Dang, lots of letters = lots of pieces! I might have miscounted on the more complex ones, but what’s one logo piece more or less? The reason that the Cornell University circular design only consists of two pieces was that I first etched a white acrylic sheet, then removed the paper protective cover from the regions corresponding to red. Then, spray paint was used to color those regions before I peeled off the paper cover from the white regions.


Lessons Learned & Improvements

While I did create a number of different logos of schools and sports teams, not shown in this post are large-scale logos of the University of Chicago Pritzker School of Medicine, Hadassah School of Medicine, and the Philadelphia 76ers, designs of which I forgot to take an image before gifting away to others! That being said, I should have spent an extra day or two to recreate logos of the Green Bay Packers and Milwaukee Bucks!
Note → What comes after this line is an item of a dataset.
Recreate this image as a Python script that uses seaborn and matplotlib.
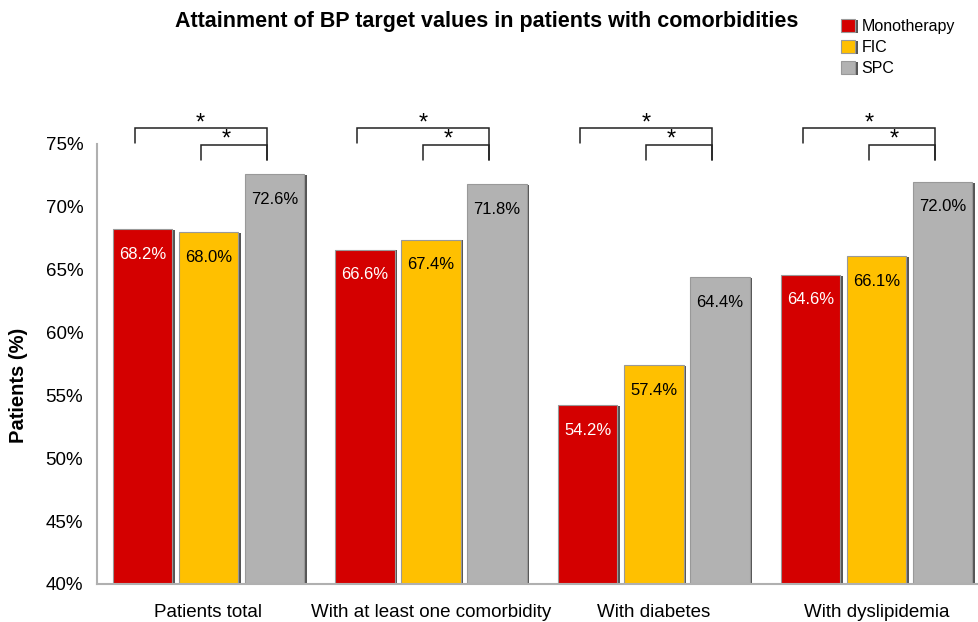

Laser cutting creates a sharp, polished final product, and these logos really look splendid in person. My favorite ones incorporate both acrylic and Baltic birch, although the all-acrylic University of Cambridge logo was an amazing process to piece together. To minimize acrylic waste, for a few of the designs I reversed the colors to make multiple versions (such as that of the University of Connecticut design). Although these logos may not necessarily be the “correct” colors by way of foreground / background arrangement, they nevertheless bear similar aesthetic qualities.

Of course, there are always a few improvements that I can make to this collection of mini-projects:

1. Materials: Creating a logo with Baltic birch plywood, first cutting out all the pieces and then staining the plywood to each respective color. I felt limited at the time due to budget, but I prefer the warmth of wood displays on the wall.

2. Colors: Alternatively, instead of staining the plywood, painting would also create a strong, clean effect.

3. 2.5 Dimensional Designs: It would be interesting to explore raising certain areas of the logos to create a depth effect. To some extent, I did this with the mixed acrylic / Baltic birch logos, as the acrylic sheet sits proud of the birch plywood background.

4. Originality: Creation of custom logos by my own hand to practice digital design!



Logos are omnipresent in today’s society, and one would be hard-pressed to find a vehicle, an appliance, a piece of apparel, or even a pencil without branding upon it. However, there is a certain nostalgia that arises within when one sees the emblem of one’s alma mater adorning a sweater or upon the hat of a passerby; I felt great satisfaction in lasering logos for my colleagues and friends, and I hope that with each physical gift came the deeply personal nostalgia of cherish memories.